The wife was worried with my unrestrained laughter over breakfast. “Brown is back,” I finally managed to tell her. It was word in the Toronto Star that Barrie’s own Patrick Brown is running for chair of Peel Region that had sent me into paroxysms of laughter.
She did not think it was funny at all. Her first question was “Could he win?” I thought about that for about half a minute and nodded. “Yes.”
It is the same area in which Brown launched his scheme to win the leadership of the Ontario conservatives. The Hindu temples that he used as base to link all areas of sub-continent immigrants in Ontario are in the Brampton area which is the heart of Peel Region.
While I am sure my old friend Hazel McCallion, former mayor of Mississauga, could make short work of a putz such as Brown, you have to remember she is 97. He has a good chance in a large field of mediocre candidates such as those already nominated.

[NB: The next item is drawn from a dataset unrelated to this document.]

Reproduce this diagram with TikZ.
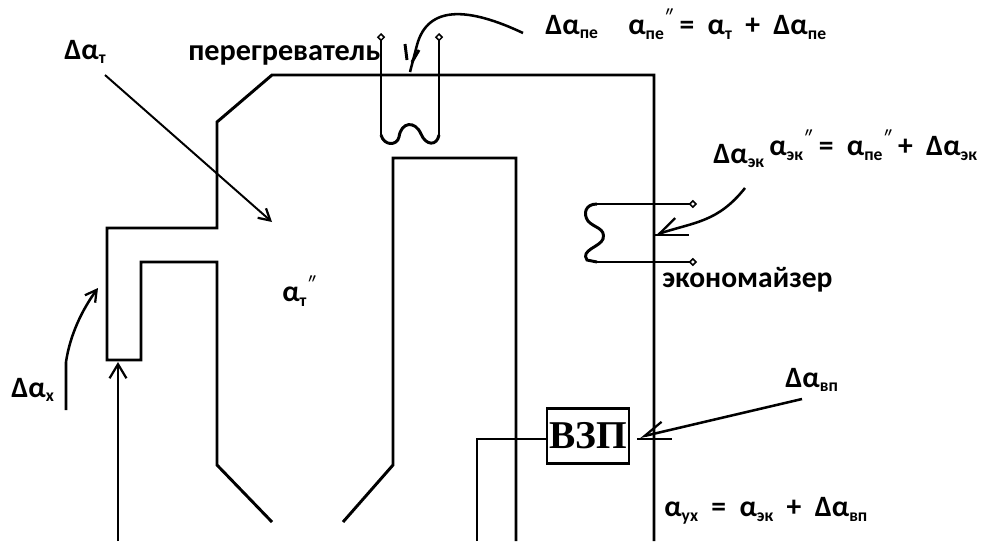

A four-year sinecure as Peel chair, paying about $175,000 per year plus lots of expense money, would please Mr. Brown no end. He could even use it as a calculated catbird seat for his future ambitions in Ontario politics.
Brown’s ‘tell-nothing’ book should be out in time for the October 22 election. It will probably be a rather fictionalized version of events leading to his downfall as Ontario conservative leader.
But neither can it include discussion of the reports from the young ladies who caused his downfall. That is the stuff of a lawsuit with CTV television. I expect the Bell Canada lawyers are going to be digging into that problem soon enough and Mr. Brown might have an undisclosed, but still handsome sum, to put aside for a rainy day.
I understand that Patrick has a ‘fiancé’ these days to keep him out of bars where underage ladies might be skulking in wait for him.
Just what he sees as the opportunity in the Peel regional chair eludes me. Admittedly, Paul Godfrey, went from regional chair in Toronto to some heavy wheeling and dealing in the newspaper business that has left him in a quite respectable position in which to retire.
But like in any other skulduggery, it is always a question of following the money. Running for regional chair is not an inexpensive undertaking. From the lakefront in Mississauga to the northern tip of Caledon is not a hop, skip and jump. There are about 1.4 million residents in that area and it keeps growing. You do not run for chair on a ward-healer’s budget.